Author’s Note

How do you write about having to live entirely in the dark? When I started in August 2010, well into my fourth extended period of total black, the result was not encouraging, reading, in broad terms, something like this:

Monday: stayed in dark
Tuesday: stayed in dark
Wednesday: stayed in dark

Even I, a novice, realised that as literature it lacked a certain vim.

Clearly I had to abandon the chronological approach—but what could I do instead? In the end, I wrote short sections, each focused on a different aspect of my dark life. So Part One draws on incidents from different periods that I spent in the black. In this state, time alters itself, becomes amorphous rather than linear; you lose track of how long you’ve been in it, and you do not know if, this time, it will be for ever, or if or when you will ever get out.

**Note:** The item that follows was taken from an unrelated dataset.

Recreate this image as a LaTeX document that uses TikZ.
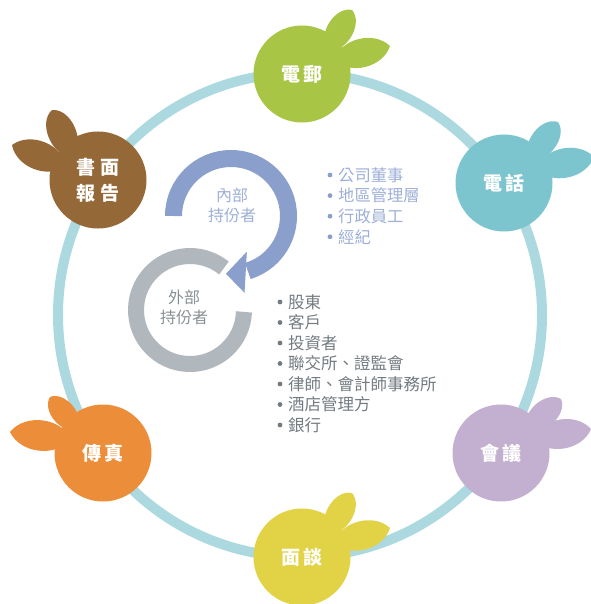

In Part Two, the darkness begins to recede, but in a way that is partial and always temporary. I did not want to bore everybody by describing each of my slow climbs back towards the light. So I made a selection of the most significant and memorable steps.

For people interested in the actual order of events—maddening and frustrating as it was—I have included a diagram in the Appendix.

Many people have generously allowed me to write about them. Names and some details have been changed in order to protect privacy. I have taken the liberty of reconstructing conversations, to give a more complete sense of my experience, based on what I can remember regarding the sort of thing that was said. I did not know (thank goodness) what my future held, so I did not take contemporaneous notes.